Big enough to cope, small enough to care 
Alec Cameron 
Independent Financial Adviser 
At the Parmenion "Let’s Grow 2026" conference, Karen Ward delivered a sobering and expert analysis of the UK’s financial landscape. Drawing on her experience as a former adviser to Chancellor Philip Hammond, she provided a unique macro-political lens on why the shift from cash to investments is no longer just "good advice"—it is a necessity for survival. 
 
The Pension "Cliff Edge": A Warning to Under-40s 
One of the most discussed moments of the presentation was Karen’s blunt assessment of the UK State Pension. 
• The Reality Check: Karen assured the room that anyone currently under the age of 40 should not expect to receive a State pension in its current form. 
It’s unlikely that anyone in the room would have been surprised by this, as Auto Enrolment is clearly the shift away from state reliance except for the most vulnerable in society. 
 
Key Insights: Cash vs. Investments 
1. The "Cash Comfort" Trap The research reveals that many UK savers feel a false sense of security in cash. While interest rates have been higher recently, Karen noted that a large portion of the population does not account for the "real" return after inflation. 
• The Insight: Savers often view cash as "safe" and investing as "risky," when historically, the long-term risk of losing purchasing power in cash is actually higher. 
Karen shared some statistics with us, the average return on cash over the last 25 years was 0.40% growth, compared to 6% in investments.
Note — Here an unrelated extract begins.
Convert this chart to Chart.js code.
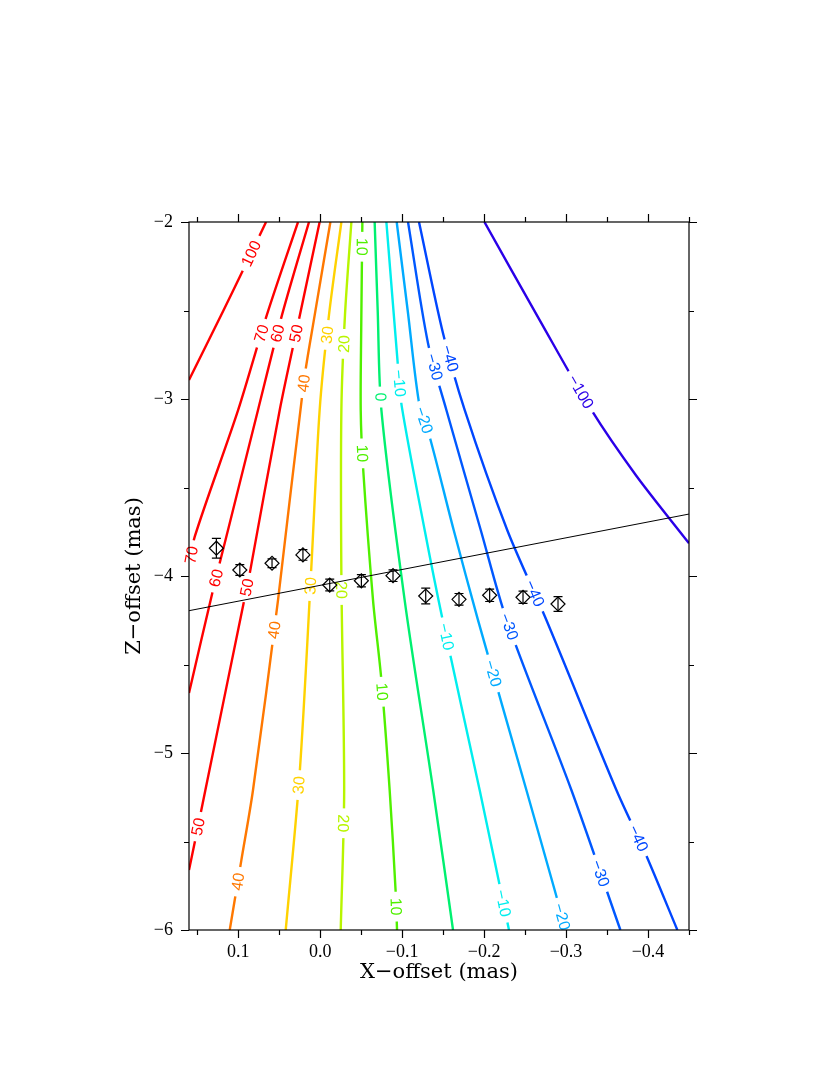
<!DOCTYPE html>
<html>
<head>
<meta charset="utf-8">
<script src="https://cdn.jsdelivr.net/npm/chart.js@4"></script>
<style>
  body { margin: 0; background: #fff; }
</style>
</head>
<body>
<canvas id="myChart" width="830" height="1075"></canvas>
<script>
// axis ticks
const xMajor = [0.1, 0.0, -0.1, -0.2, -0.3, -0.4];
const xMinor = [0.15, 0.05, -0.05, -0.15, -0.25, -0.35, -0.45];
const yMajor = [-2, -3, -4, -5, -6];
const yMinor = [-2.5, -3.5, -4.5, -5.5];

// contour lines, [x, z] pairs
const c100 = [[0.066, -2], [0.094, -2.271], [0.118, -2.5], [0.16, -2.893]];
const c70 = [[0.027, -2], [0.065, -2.525], [0.100, -3.062], [0.153, -3.778], [0.16, -3.95]];
const c60 = [[0.0136, -2], [0.0465, -2.525], [0.0758, -3.062], [0.1124, -3.740], [0.1307, -4.079], [0.16, -4.661]];
const c50 = [[0.0006, -2], [0.0247, -2.525], [0.0493, -3.062], [0.0859, -3.985], [0.0934, -4.154], [0.14, -5.209], [0.1524, -5.492], [0.16, -5.661]];
const c40 = [[-0.0125, -2], [0.0066, -2.525], [0.0201, -2.910], [0.0514, -4.136], [0.0819, -5.209], [0.0961, -5.605], [0.1103, -6]];
const c30 = [[-0.0259, -2], [-0.0108, -2.525], [0.0006, -3.062], [0.0107, -3.947], [0.025, -5.115], [0.042, -6]];
const c20 = [[-0.0381, -2], [-0.0303, -2.525], [-0.0259, -3.062], [-0.0259, -4.004], [-0.0293, -5.209], [-0.0251, -6]];
const c10 = [[-0.0515, -2], [-0.0501, -2.61], [-0.0495, -3.062], [-0.0523, -3.383], [-0.0645, -4.136], [-0.0747, -4.588], [-0.0848, -5.209], [-0.0922, -5.791], [-0.0938, -6]];
const c0 = [[-0.0665, -2], [-0.0702, -2.5], [-0.0747, -3.062], [-0.1031, -4.136], [-0.1379, -5.209], [-0.1621, -6]];
const cm10 = [[-0.0808, -2], [-0.095, -2.818], [-0.0995, -3.04], [-0.1275, -3.74], [-0.1495, -4.249], [-0.1946, -5.209], [-0.2304, -6]];
const cm20 = [[-0.0934, -2], [-0.1068, -2.5], [-0.1214, -3.044], [-0.1336, -3.213], [-0.1629, -3.74], [-0.1926, -4.249], [-0.2516, -5.209], [-0.2861, -5.774], [-0.2996, -6]];
const cm30 = [[-0.1072, -2], [-0.1316, -2.685], [-0.154, -3.062], [-0.1959, -3.74], [-0.2276, -4.249], [-0.3065, -5.209], [-0.3663, -6]];
const cm40 = [[-0.1206, -2], [-0.1499, -2.629], [-0.1763, -3.062], [-0.2282, -3.74], [-0.276, -4.249], [-0.3614, -5.209], [-0.3959, -5.558], [-0.4358, -6]];
const cm100 = [[-0.2004, -2], [-0.2678, -2.554], [-0.3309, -3.062], [-0.385, -3.429], [-0.45, -3.815]];

// where each line carries its label (z value)
const lab100 = [-2.177];
const lab70 = [-2.629, -3.881];
const lab60 = [-2.629, -4.011];
const lab50 = [-2.629, -4.065, -5.416];
const lab40 = [-2.911, -4.305, -5.727];
const lab30 = [-2.638, -4.056, -5.181];
const lab20 = [-2.689, -4.079, -5.397];
const lab10 = [-2.140, -3.307, -4.654, -5.868];
const lab0 = [-2.989];
const labm10 = [-2.911, -4.343, -5.849];
const labm20 = [-3.119, -4.550, -5.925];
const labm30 = [-2.818, -4.286, -5.680];
const labm40 = [-2.770, -4.098, -5.482];
const labm100 = [-2.959];

// measured positions with error bars
const ptX = [0.1266, 0.098, 0.0587, 0.021, -0.0117, -0.0503, -0.0889, -0.1288, -0.1694, -0.2068, -0.2475, -0.2902];
const ptY = [-3.843, -3.966, -3.928, -3.881, -4.051, -4.027, -3.998, -4.113, -4.132, -4.109, -4.120, -4.158];
const ptErr = [0.056, 0.03, 0.025, 0.03, 0.033, 0.035, 0.033, 0.044, 0.033, 0.035, 0.035, 0.042];

// straight fit line
const fitX = [0.16, -0.45];
const fitY = [-4.196, -3.650];

const contours = [
    { level: 100, pts: c100, labels: lab100, color: '#ff0000' },
    { level: 70, pts: c70, labels: lab70, color: '#ff0000' },
    { level: 60, pts: c60, labels: lab60, color: '#ff0000' },
    { level: 50, pts: c50, labels: lab50, color: '#ff0000' },
    { level: 40, pts: c40, labels: lab40, color: '#ff7800' },
    { level: 30, pts: c30, labels: lab30, color: '#ffd200' },
    { level: 20, pts: c20, labels: lab20, color: '#b8f500' },
    { level: 10, pts: c10, labels: lab10, color: '#50f000' },
    { level: 0, pts: c0, labels: lab0, color: '#00f070' },
    { level: -10, pts: cm10, labels: labm10, color: '#00eeee' },
    { level: -20, pts: cm20, labels: labm20, color: '#00aaff' },
    { level: -30, pts: cm30, labels: labm30, color: '#0058ff' },
    { level: -40, pts: cm40, labels: labm40, color: '#0046ff' },
    { level: -100, pts: cm100, labels: labm100, color: '#2a00e8' }
];

function minus(s) {
    return String(s).replace('-', '\u2212');
}

const datasets = [];
datasets.push({
    data: ptX.map((x, i) => ({ x: x, y: ptY[i] })),
    pointStyle: 'rectRot',
    pointRadius: 7,
    borderColor: '#000',
    borderWidth: 1.2,
    backgroundColor: 'rgba(0,0,0,0)',
    showLine: false,
    order: 0
});
datasets.push({
    data: fitX.map((x, i) => ({ x: x, y: fitY[i] })),
    showLine: true,
    borderColor: '#000',
    borderWidth: 1,
    pointRadius: 0,
    order: 1
});
contours.forEach(c => {
    datasets.push({
        data: c.pts.map(p => ({ x: p[0], y: p[1] })),
        showLine: true,
        borderColor: c.color,
        borderWidth: 2.4,
        pointRadius: 0,
        tension: 0.3,
        order: 2
    });
});

// find the point on a line at a given z, and the local direction
function pointOnLine(pts, z) {
    for (let i = 0; i < pts.length - 1; i++) {
        const a = pts[i], b = pts[i + 1];
        if ((z - a[1]) * (z - b[1]) <= 0) {
            const t = (z - a[1]) / (b[1] - a[1]);
            return { x: a[0] + t * (b[0] - a[0]), a: a, b: b };
        }
    }
    return null;
}

const labelPlugin = {
    id: 'contourLabels',
    afterDatasetDraw(chart, args) {
        if (args.index !== 2) return;
        const ctx = chart.ctx;
        const xs = chart.scales.x, ys = chart.scales.y;
        ctx.save();
        ctx.font = '16px "Liberation Sans", Arial, sans-serif';
        ctx.textAlign = 'center';
        ctx.textBaseline = 'middle';
        contours.forEach(c => {
            const text = minus(c.level);
            const w = ctx.measureText(text).width;
            c.labels.forEach(z => {
                const p = pointOnLine(c.pts, z);
                if (!p) return;
                const px = xs.getPixelForValue(p.x), py = ys.getPixelForValue(z);
                const dx = xs.getPixelForValue(p.b[0]) - xs.getPixelForValue(p.a[0]);
                const dy = ys.getPixelForValue(p.b[1]) - ys.getPixelForValue(p.a[1]);
                let ang = Math.atan2(dy, dx) * 180 / Math.PI;
                while (ang > 92) ang -= 180;
                while (ang <= -88) ang += 180;
                ctx.save();
                ctx.translate(px, py);
                ctx.rotate(ang * Math.PI / 180);
                ctx.fillStyle = '#fff';
                ctx.fillRect(-w / 2 - 6, -6, w + 12, 12);
                ctx.fillStyle = c.color;
                ctx.fillText(text, 0, 1);
                ctx.restore();
            });
        });
        ctx.restore();
    },
    afterDatasetsDraw(chart) {
        // error bars
        const ctx = chart.ctx;
        const xs = chart.scales.x, ys = chart.scales.y;
        ctx.save();
        ctx.strokeStyle = '#000';
        ctx.lineWidth = 1.2;
        ptX.forEach((x, i) => {
            const px = xs.getPixelForValue(x);
            const top = ys.getPixelForValue(ptY[i] + ptErr[i]);
            const bot = ys.getPixelForValue(ptY[i] - ptErr[i]);
            ctx.beginPath();
            ctx.moveTo(px, top); ctx.lineTo(px, bot);
            ctx.moveTo(px - 4.5, top); ctx.lineTo(px + 4.5, top);
            ctx.moveTo(px - 4.5, bot); ctx.lineTo(px + 4.5, bot);
            ctx.stroke();
        });
        ctx.restore();
    },
    afterDraw(chart) {
        // frame and outward ticks on all four sides
        const ctx = chart.ctx;
        const a = chart.chartArea;
        const xs = chart.scales.x, ys = chart.scales.y;
        ctx.save();
        ctx.strokeStyle = '#000';
        ctx.lineWidth = 1.2;
        ctx.strokeRect(a.left, a.top, a.right - a.left, a.bottom - a.top);
        ctx.beginPath();
        const xt = (v, len) => {
            const p = Math.round(xs.getPixelForValue(v)) + 0.5;
            ctx.moveTo(p, a.bottom); ctx.lineTo(p, a.bottom + len);
            ctx.moveTo(p, a.top); ctx.lineTo(p, a.top - len);
        };
        const yt = (v, len) => {
            const p = Math.round(ys.getPixelForValue(v)) + 0.5;
            ctx.moveTo(a.left, p); ctx.lineTo(a.left - len, p);
            ctx.moveTo(a.right, p); ctx.lineTo(a.right + len, p);
        };
        xMajor.forEach(v => xt(v, 8));
        xMinor.forEach(v => xt(v, 5));
        yMajor.forEach(v => yt(v, 8));
        yMinor.forEach(v => yt(v, 5));
        ctx.stroke();
        ctx.restore();
    }
};

const tickFont = { family: '"Liberation Serif", "Times New Roman", serif', size: 18 };
const titleFont = { family: '"DejaVu Serif", serif', size: 21 };

new Chart(document.getElementById('myChart').getContext('2d'), {
    type: 'scatter',
    data: { datasets: datasets },
    options: {
        responsive: false,
        animation: false,
        events: [],
        layout: { padding: { left: 100, right: 141, top: 222, bottom: 85 } },
        plugins: { legend: { display: false }, tooltip: { enabled: false } },
        scales: {
            x: {
                type: 'linear',
                reverse: true,
                min: -0.45,
                max: 0.16,
                afterBuildTicks: s => { s.ticks = xMajor.map(v => ({ value: v })); },
                afterFit: s => { s.height = 60; },
                grid: { display: false, drawTicks: false },
                border: { display: false },
                ticks: {
                    padding: 11,
                    color: '#000',
                    font: tickFont,
                    maxRotation: 0,
                    autoSkip: false,
                    callback: v => minus(v.toFixed(1))
                },
                title: { display: true, text: 'X\u2212offset (mas)', color: '#000', font: titleFont, padding: { top: 0, bottom: 5 } }
            },
            y: {
                type: 'linear',
                min: -6,
                max: -2,
                afterBuildTicks: s => { s.ticks = yMajor.map(v => ({ value: v })); },
                afterFit: s => { s.width = 89; },
                grid: { display: false, drawTicks: false },
                border: { display: false },
                ticks: {
                    padding: 16,
                    color: '#000',
                    font: tickFont,
                    autoSkip: false,
                    callback: v => minus(v.toFixed(0))
                },
                title: { display: true, text: 'Z\u2212offset (mas)', color: '#000', font: titleFont, padding: { top: 22, bottom: 0 } }
            }
        }
    },
    plugins: [labelPlugin]
});
</script>
</body>
</html>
So, what is stopping so many in the UK from making that leap out of cash. 
2. The Barriers to Investing Karen explored why UK savers are hesitant to move from deposits to the market: 
• Complexity & Jargon: Savers find the landscape overwhelming. 
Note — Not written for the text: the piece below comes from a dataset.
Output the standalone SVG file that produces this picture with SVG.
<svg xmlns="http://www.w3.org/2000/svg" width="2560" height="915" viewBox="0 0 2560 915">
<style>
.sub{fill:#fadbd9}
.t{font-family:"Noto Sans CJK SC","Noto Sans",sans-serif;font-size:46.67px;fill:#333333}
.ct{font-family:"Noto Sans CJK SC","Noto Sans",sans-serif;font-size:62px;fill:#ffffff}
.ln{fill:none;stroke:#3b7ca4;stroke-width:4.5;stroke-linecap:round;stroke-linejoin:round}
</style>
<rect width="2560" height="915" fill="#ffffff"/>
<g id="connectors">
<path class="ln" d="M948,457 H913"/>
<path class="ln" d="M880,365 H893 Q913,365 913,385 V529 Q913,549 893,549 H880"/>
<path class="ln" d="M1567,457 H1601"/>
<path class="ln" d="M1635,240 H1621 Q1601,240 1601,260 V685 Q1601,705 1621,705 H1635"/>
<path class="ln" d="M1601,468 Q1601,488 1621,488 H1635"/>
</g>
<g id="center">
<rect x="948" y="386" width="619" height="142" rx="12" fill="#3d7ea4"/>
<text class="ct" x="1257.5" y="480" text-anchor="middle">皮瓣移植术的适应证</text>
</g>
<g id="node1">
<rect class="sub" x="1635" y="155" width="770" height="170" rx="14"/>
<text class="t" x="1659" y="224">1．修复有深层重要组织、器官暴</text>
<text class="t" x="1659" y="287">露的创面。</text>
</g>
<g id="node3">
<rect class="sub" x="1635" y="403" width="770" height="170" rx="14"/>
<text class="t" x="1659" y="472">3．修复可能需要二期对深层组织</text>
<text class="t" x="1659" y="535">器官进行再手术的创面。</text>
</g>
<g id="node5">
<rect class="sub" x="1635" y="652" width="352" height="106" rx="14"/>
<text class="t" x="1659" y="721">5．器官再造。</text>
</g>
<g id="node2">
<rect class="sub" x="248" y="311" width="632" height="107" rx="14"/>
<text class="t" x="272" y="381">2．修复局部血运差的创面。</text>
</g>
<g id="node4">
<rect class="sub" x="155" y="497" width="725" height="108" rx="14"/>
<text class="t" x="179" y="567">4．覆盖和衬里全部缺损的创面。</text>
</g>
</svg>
• Loss Aversion: The psychological pain of a market dip outweighs the logical benefit of long-term growth. 
• The Trust Gap: High-street banks (cash) are still seen as the "default" safety net despite the lack of growth. 
• An over reliance on the property market. Expectations of increasing property values. Property values have increased by 200% in the last 25 years but unlikely to achieve anywhere near this over the next 25 years, despite the positive expectations of homeowners. 
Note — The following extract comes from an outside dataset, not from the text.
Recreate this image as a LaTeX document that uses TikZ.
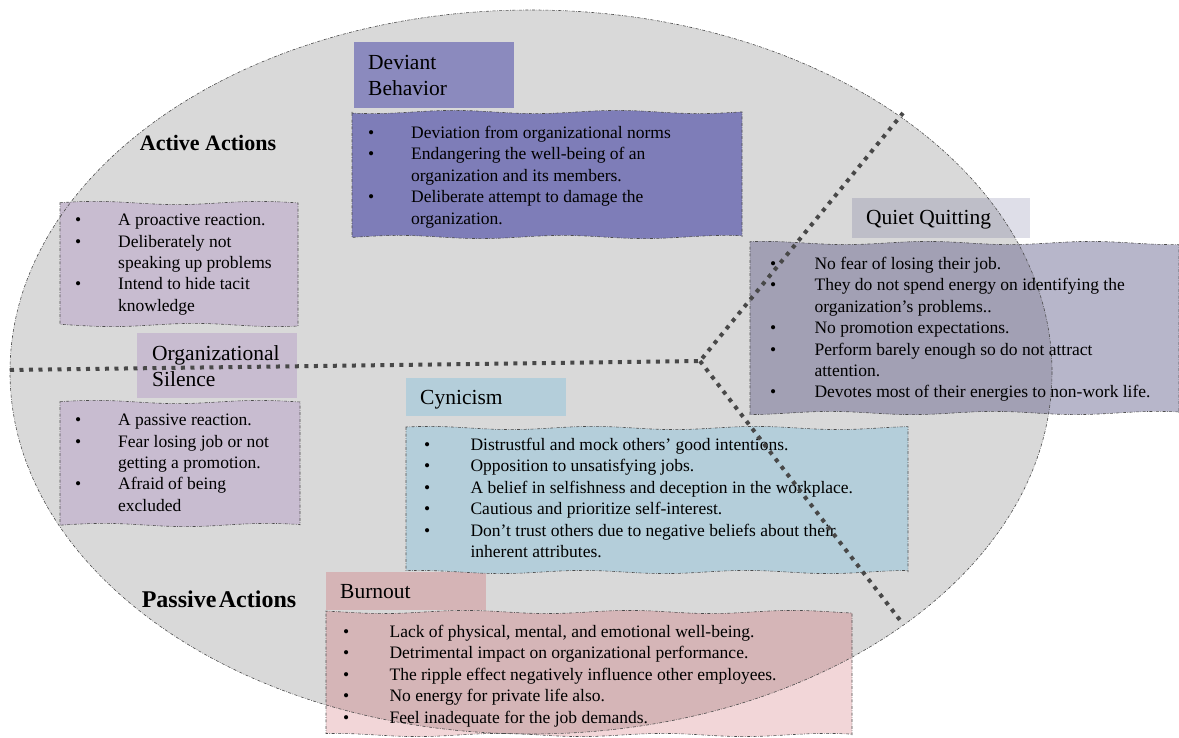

3. The "Cost of Waiting" The cost of holding excess cash over a 10-year period. Karen demonstrated that even moderate market participation significantly outperforms cash in almost all historical UK cycles. For the under-40s, this "cost of waiting" is compounded by the potential loss of the State pension. 
 
Strategic Conclusion for Clients 
Karen’s presentation reinforced that the role of the advisor has evolved into that of a "financial architect." By moving clients from a "savings" mentality to an "investing" framework, we are filling the void left by the receding State safety net. The message from the Cutty Sark was clear: private investment is the only robust engine for future retirement. 
Thanks Karen, a brilliant insight, if you haven’t seen her report, it’s definitely worth taking a look.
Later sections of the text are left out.